In this volume, 14 eminent scholars with varied historical interests—political,
social, economic, legal, cultural, literaryand art-historical—present
for the first time a multidisciplinary analysis of Shah Jahan and his predecessor
Jahangir (r. 1605–27). Corinne Lefèvre, Anna Kollatz, Ali Anooshahr,
Munis Faruqui and Mehreen Chida-Razvi study the various ways in which the events
of the transition between the two reigns found textual expression in Jahangir’s
and Shah Jahan’s historiography, in subaltern courtly writing, and in
art and architecture. Harit Joshi and Stephan Popp throw light on the emperor’s
ceremonial interaction with his subjects and Roman Siebertz enumerates the bureaucratic
hurdles which foreign visitors had to face when seeking trade concessions from
the court. Sunil Sharma analyses the new developments in Persian poetry under
Shah Jahan’s patronage and Chander Shekhar identifies the Mughal variant
of the literary genre of prefaces. Ebba Koch derives from the changing ownership
of palaces and gardens insights about the property rights of the Mughal nobility
and imperial escheat practices. Susan Stronge discusses floral and figural tile
revetments as a new form of architectural decoration and J.P. Losty sheds light
on the changes in artistic patronage and taste that transformed Jahangiri painting
into Shahjahani. R.D. McChesney shows how Shah Jahan’s reign cast such
a long shadow that it even reached the late 19th- and early 20th- century rulers
of Afghanistan.
This creatively conceived collection of articles invites us to see in Mughal
India of the first half of the 17th century a structural continuity in which
the reigns of Jahangir and Shah Jahan emerge as a unit, an inspired reconceptualization
of the Mughal empire as visualized by Akbar on the basis of what Babur and Humayun
had initiated. This age seized the imagination of contemporaries and, in a world
as yet unruptured by an intrusive colonial modernity, Shah Jahan’s court
was regarded as the paradigm of civility, progress and development.
About the Editors:
Ebba Koch taught at the universities of Vienna, Oxford and
Harvard; she specializes in the architecture, art and court culture of the Great
Mughals of South Asia and their artistic connections to Central Asia, Iran and
Europe. Her books include The Complete Taj Mahal and the Riverfront Gardens
of Agra (2006/2012) and Mughal Art and Imperial Ideology (2001).
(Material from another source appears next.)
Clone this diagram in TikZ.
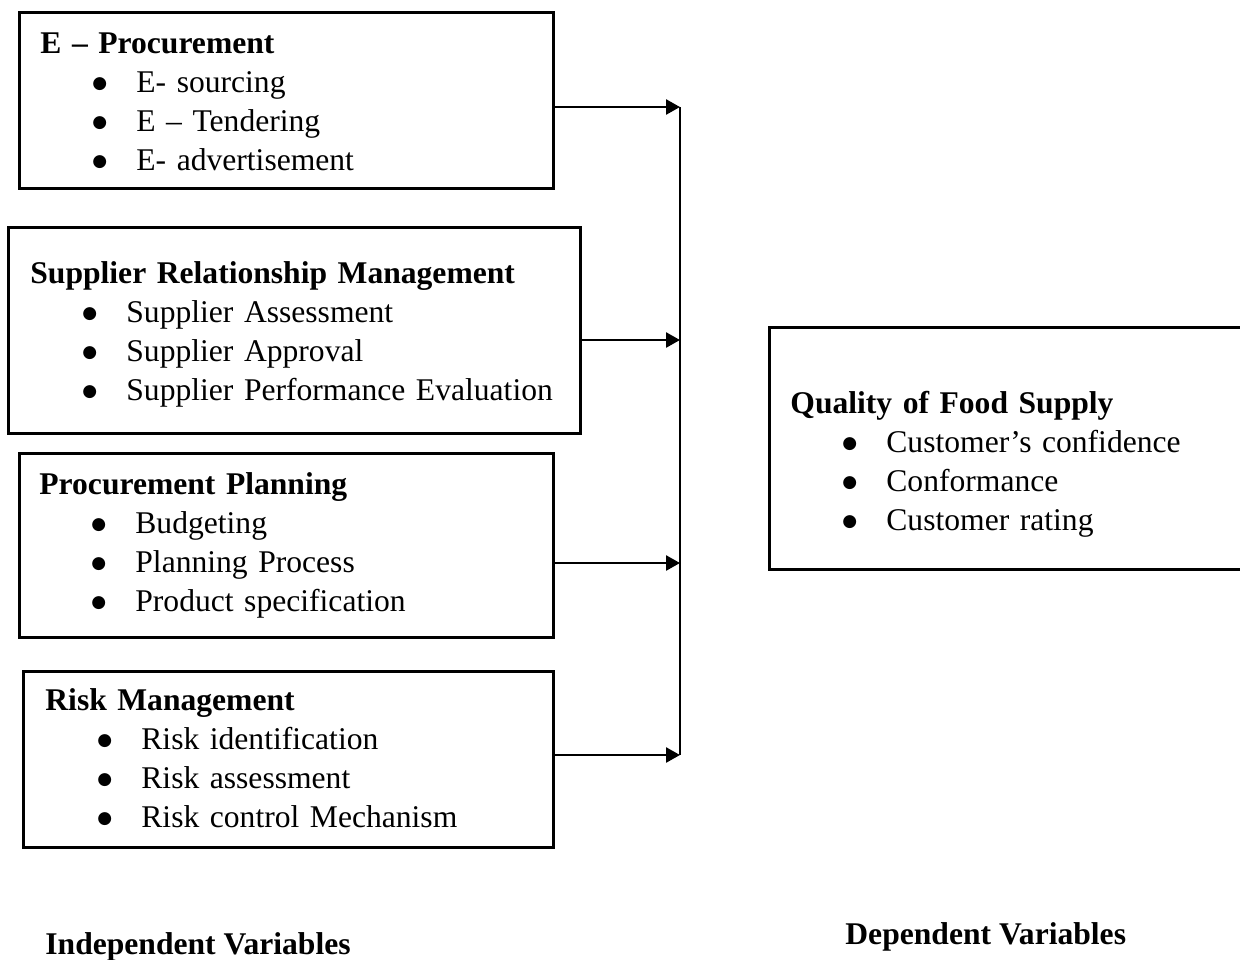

Ali Anooshahr is a Professor of History at the University
of California, Davis. He is a scholar of “comparative Islamic empires”
with a focus on historiography, history of memory, and cultural history of Persianate
societies in the early modern period. He is the author of two books: The Ghazi
Sultans and the Frontiers of Islam (2009) and Turkestan and the Rise of Eurasian
Empires (2018), and articles published in Iranian Studies, Indian Economic and
Social History Review, Journal of Royal Asiatic Society, Journal of Early Modern
History and Journal of the Economic and Social History of the Orient.